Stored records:
+ + + +

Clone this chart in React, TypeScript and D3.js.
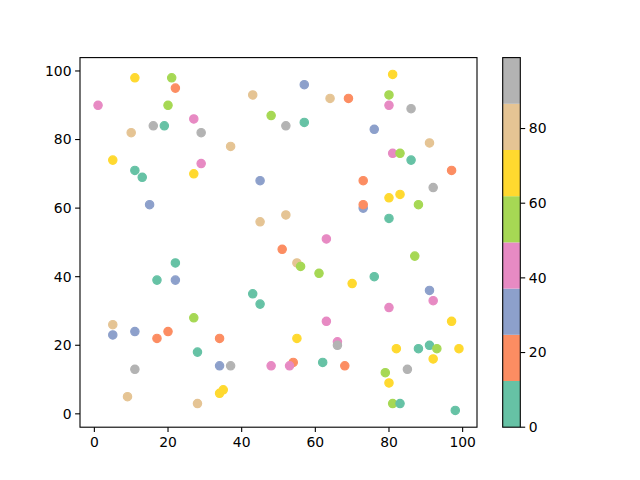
import * as d3 from 'd3';

const width = 640;
const height = 480;
const [mt, ml] = [57.6, 80];
const plotW = 397;
const plotH = 369.6;
const cbLeft = 502.7;
const cbW = 17.6;

// x / y positions of the 98 visible points
const xs = [
    11, 21, 22, 43, 1, 20, 48, 27, 16, 19, 10, 29, 37, 5, 29, 11, 13, 27, 45, 81,
    57, 64, 69, 80, 80, 86, 52, 57, 76, 91, 81, 83, 86, 97, 73, 92, 15, 45, 22, 17,
    22, 43, 45, 80, 83, 73, 73, 88, 52, 80, 63, 51, 55, 56, 61, 87, 76, 70, 91, 92,
    80, 27, 5, 5, 11, 17, 20, 34, 28, 34, 37, 48, 11, 9, 28, 34, 35, 97, 63, 55,
    66, 66, 54, 53, 62, 68, 82, 88, 91, 93, 99, 92, 79, 85, 80, 81, 83, 98
];
const ys = [
    98, 98, 95, 93, 90, 90, 87, 86, 84, 84, 82, 82, 78, 74, 73, 71, 69, 70, 68, 99,
    96, 92, 92, 93, 90, 89, 84, 85, 83, 79, 76, 76, 74, 71, 68, 66, 61, 56, 44, 39,
    39, 35, 32, 63, 64, 60, 61, 61, 58, 57, 51, 48, 44, 43, 41, 46, 40, 38, 36, 33,
    31, 28, 26, 23, 24, 22, 24, 22, 18, 14, 14, 14, 13, 5, 3, 6, 7, 27, 27, 22,
    21, 20, 15, 14, 15, 14, 19, 19, 20, 19, 19, 16, 12, 13, 9, 3, 3, 1
];
// colour values (estimated from the colour band)
const cs = [
    68, 56, 19, 80, 43, 56, 56, 43, 93, 6, 80, 93, 80, 68, 43, 6, 6, 68, 31, 68,
    31, 80, 19, 56, 43, 93, 93, 6, 31, 80, 43, 56, 6, 19, 19, 93, 31, 80, 6, 6,
    31, 6, 6, 68, 68, 31, 19, 56, 80, 6, 43, 19, 80, 56, 56, 56, 6, 68, 31, 43,
    43, 56, 80, 31, 31, 19, 19, 19, 6, 31, 93, 43, 93, 80, 80, 68, 68, 68, 43, 68,
    43, 93, 19, 43, 6, 19, 68, 6, 6, 56, 68, 68, 56, 93, 68, 56, 6, 6
];
const xTicks = [0, 20, 40, 60, 80, 100];
const yTicks = [0, 20, 40, 60, 80, 100];
const cTicks = [0, 20, 40, 60, 80];
const cMax = 99;

const font = 'DejaVu Sans, sans-serif';

export default function App() {
    const x = d3.scaleLinear().domain([-3.9, 103.9]).range([ml, ml + plotW]);
    const y = d3.scaleLinear().domain([-3.9, 103.9]).range([mt + plotH, mt]);
    const color = d3.scaleQuantize<string>().domain([0, cMax]).range(d3.schemeSet2 as string[]);
    const cy = d3.scaleLinear().domain([0, cMax]).range([mt + plotH, mt]);
    const bands = d3.range(8).map((i) => [(i * cMax) / 8, ((i + 1) * cMax) / 8]);

    return (
        <svg width={width} height={height} style={{ position: 'absolute', left: 0, top: 0, background: '#fff' }} fontFamily={font} fontSize={13.9}>
            {xs.map((d, i) => (
                <circle key={i} cx={x(d)} cy={y(ys[i])} r={4.17} fill={color(cs[i])} stroke={color(cs[i])} strokeWidth={1.2} />
            ))}
            <rect x={ml} y={mt} width={plotW} height={plotH} fill="none" stroke="#000" strokeWidth={1.1} />
            {xTicks.map((t) => (
                <g key={t} transform={`translate(${x(t)},${mt + plotH})`}>
                    <line y2={4.9} stroke="#000" strokeWidth={1.1} />
                    <text y={20} textAnchor="middle">{t}</text>
                </g>
            ))}
            {yTicks.map((t) => (
                <g key={t} transform={`translate(${ml},${y(t)})`}>
                    <line x2={-4.9} stroke="#000" strokeWidth={1.1} />
                    <text x={-8.5} dy="0.35em" textAnchor="end">{t}</text>
                </g>
            ))}
            {bands.map(([a, b], i) => (
                <rect key={i} x={cbLeft} y={cy(b)} width={cbW} height={cy(a) - cy(b)} fill={color((a + b) / 2)} />
            ))}
            <rect x={cbLeft} y={mt} width={cbW} height={plotH} fill="none" stroke="#000" strokeWidth={1.1} />
            {cTicks.map((t) => (
                <g key={t} transform={`translate(${cbLeft + cbW},${cy(t)})`}>
                    <line x2={4.9} stroke="#000" strokeWidth={1.1} />
                    <text x={8.5} dy="0.35em">{t}</text>
                </g>
            ))}
        </svg>
    );
}
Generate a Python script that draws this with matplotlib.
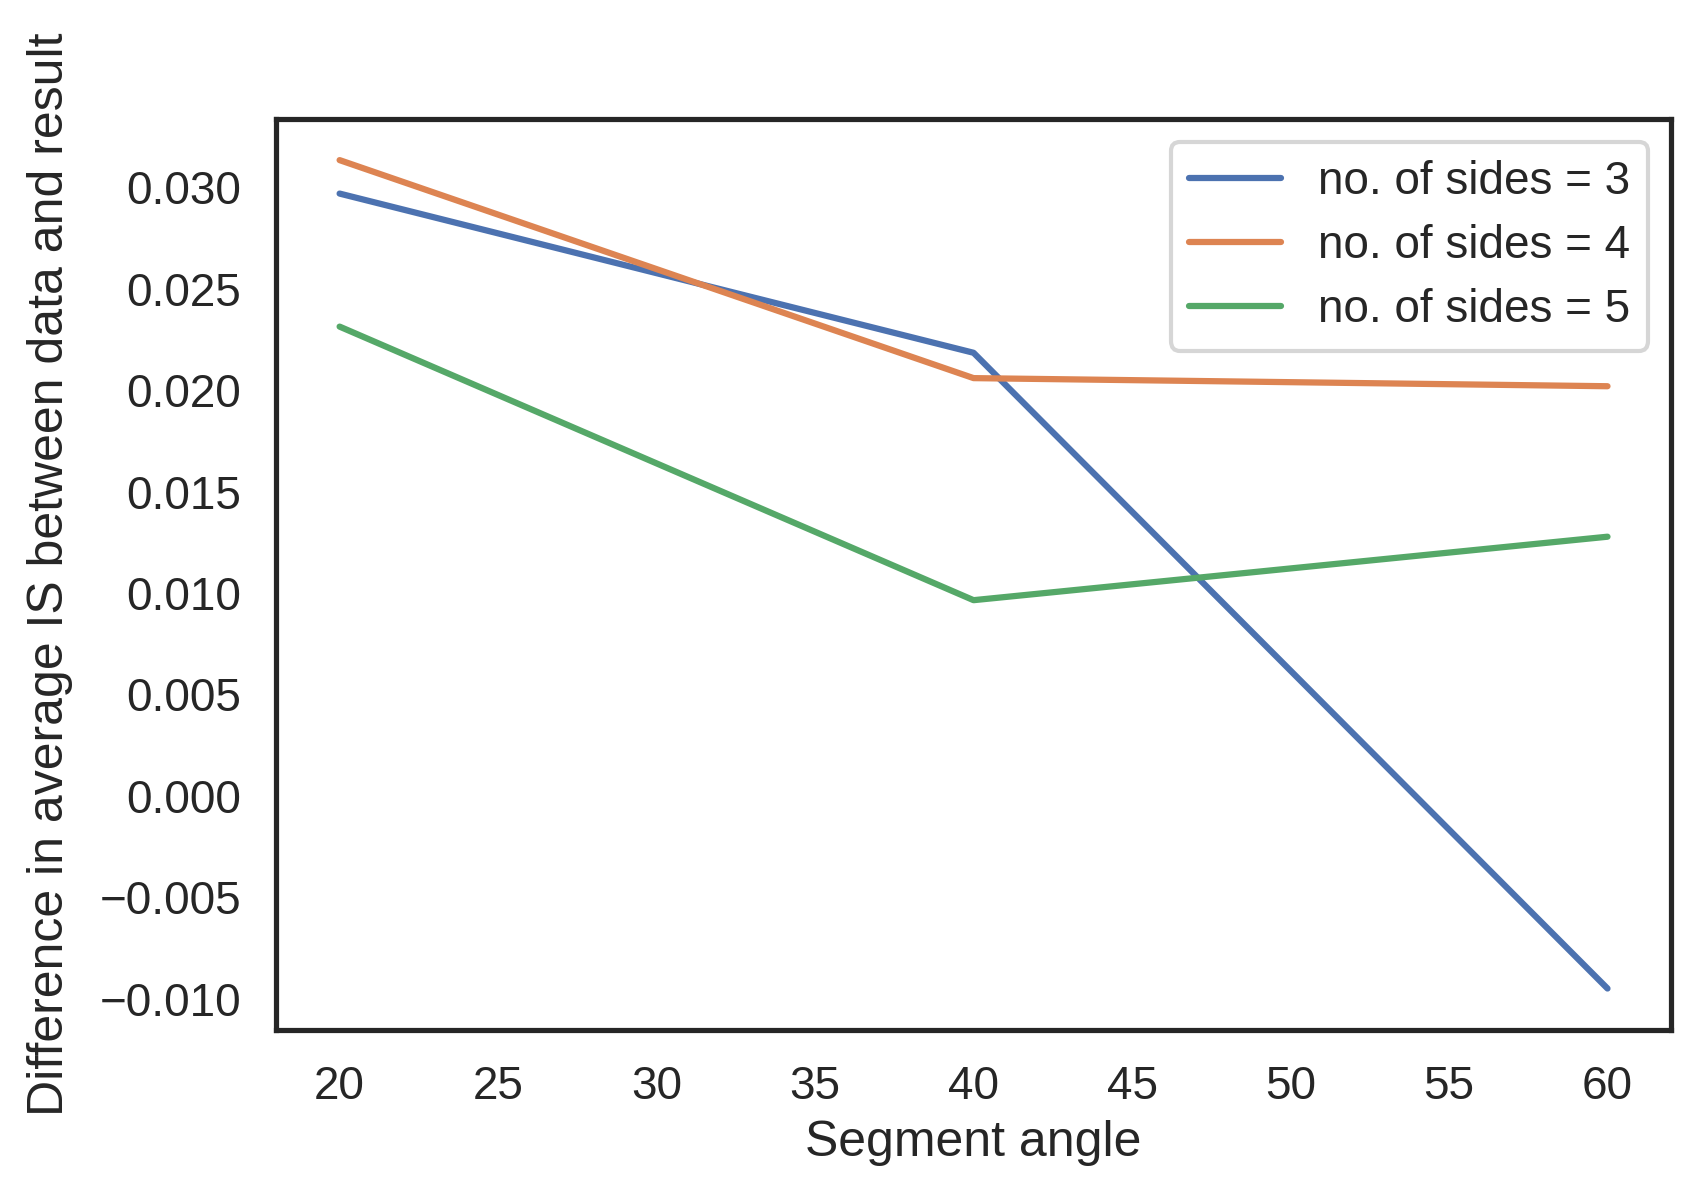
import numpy as np
import matplotlib
matplotlib.use("Agg")
import matplotlib.pyplot as plt
import seaborn as sns

segment_angles = [20, 40, 60]
diff_sides_3 = [0.0297, 0.02185, -0.0095]
diff_sides_4 = [0.03135, 0.0206, 0.0202]
diff_sides_5 = [0.02314, 0.00965, 0.01278]
series_labels = ["no. of sides = 3", "no. of sides = 4", "no. of sides = 5"]

sns.set_theme(style="white", context="talk")
plt.rcParams["font.family"] = ["Liberation Sans", "DejaVu Sans"]

fig, ax = plt.subplots(figsize=(8.525, 5.995), dpi=200)
fig.subplots_adjust(left=0.162, right=0.98, top=0.901, bottom=0.141)

for values, label in zip([diff_sides_3, diff_sides_4, diff_sides_5], series_labels):
    ax.plot(segment_angles, values, label=label)

ax.set_xlabel("Segment angle")
ax.set_ylabel("Difference in average IS between data and result", labelpad=9.5)
ax.legend(loc="upper right", labelspacing=0.44)
for spine in ax.spines.values():
    spine.set_color("#262626")

fig.savefig("out.png", dpi=200)
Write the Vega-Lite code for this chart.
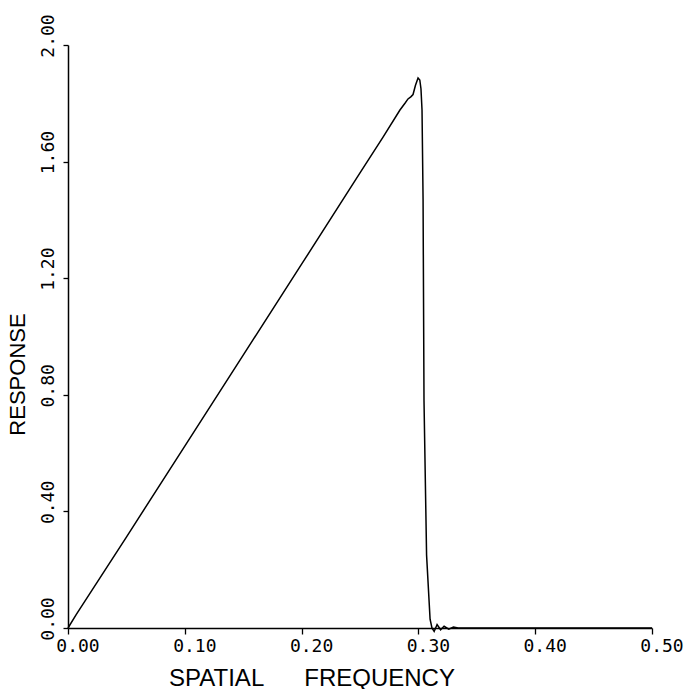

+ + + +

What the exercise asks: Leave out the pictures. Transcribe only the lines above, from the first through the one that contains "const cbW = 17.6;".

Solution:
Clone this chart in React, TypeScript and D3.js.
import * as d3 from 'd3';

const width = 640;
const height = 480;
const [mt, ml] = [57.6, 80];
const plotW = 397;
const plotH = 369.6;
const cbLeft = 502.7;
const cbW = 17.6;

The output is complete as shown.